View the Project on GitHub dcavar/ESSLLI24_LLM_KG.github.io

ESSLLI 2024 Course on Large Language Models, Knowledge, and Reasoning - Generative AI and Symbolic Knowledge Representations

(C) 2024 by Damir Cavar and Billy Dickson

Content License: CC BY-SA 4.0 Deed - Attribution-ShareAlike 4.0 International

Code License: Apache License Version 2.0, January 2004

This is the repo of the ESSLLI 2024 course on Large Language Models, Knowledge, and Reasoning.

Location: Leuven, Belgium

Dates: 29th of July to 2nd of August, 2024

Time: 9:00 - 10:30 AM (Central European Time (UTC+01:00))

See also: Natural Language Processing Lab (NLP-Lab)

Abstract

This course is intended to be an Introductory Course addressing Large Language Models, or in general Large Models (multi-modal) and Knowledge Representations for reasoning and semantic processing.

We address the following questions:

How can LMs and computational semantics approaches be combined? This addresses general problems of LMs (e.g., hallucinations), and we discuss how symbolic (and also probabilistic) knowledge representations can be linked to LMs generating more reliable responses, summaries, and even pragmatic aspects like implicatures and presuppositions. We also discuss how LMs can be trained on knowledge and semantic representations to improve their reasoning capabilities.

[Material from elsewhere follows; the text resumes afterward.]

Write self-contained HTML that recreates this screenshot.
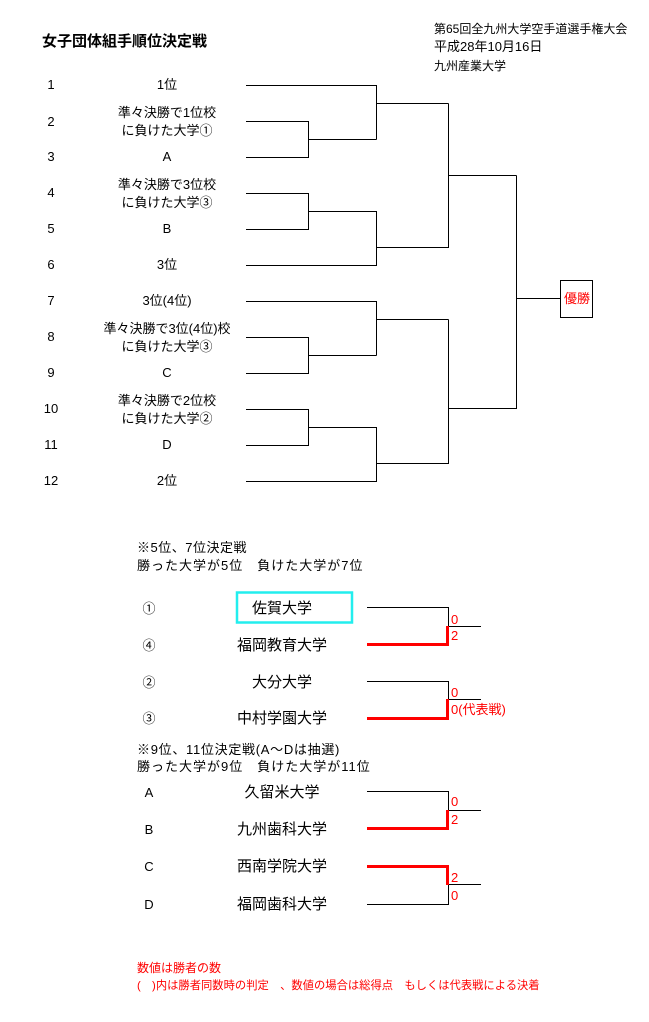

This course is accompanied by extensive material, code, and instructions shared with students and the community, including hands-on access to the respective technologies. Depending on the audience, interest, and goals, we can adjust the level and content and design the course to include a discussion of state-of-the-art approaches to the generation of ontologies, taxonomies, and Knowledge Graph representations. This course might sound technologically challenging, but we can assure you that it is actually within the scope of undergraduate students and is certainly appropriate for interested graduate students coming with basic computation experience, knowledge of statistics, and interest in logic, semantics, and knowledge representations.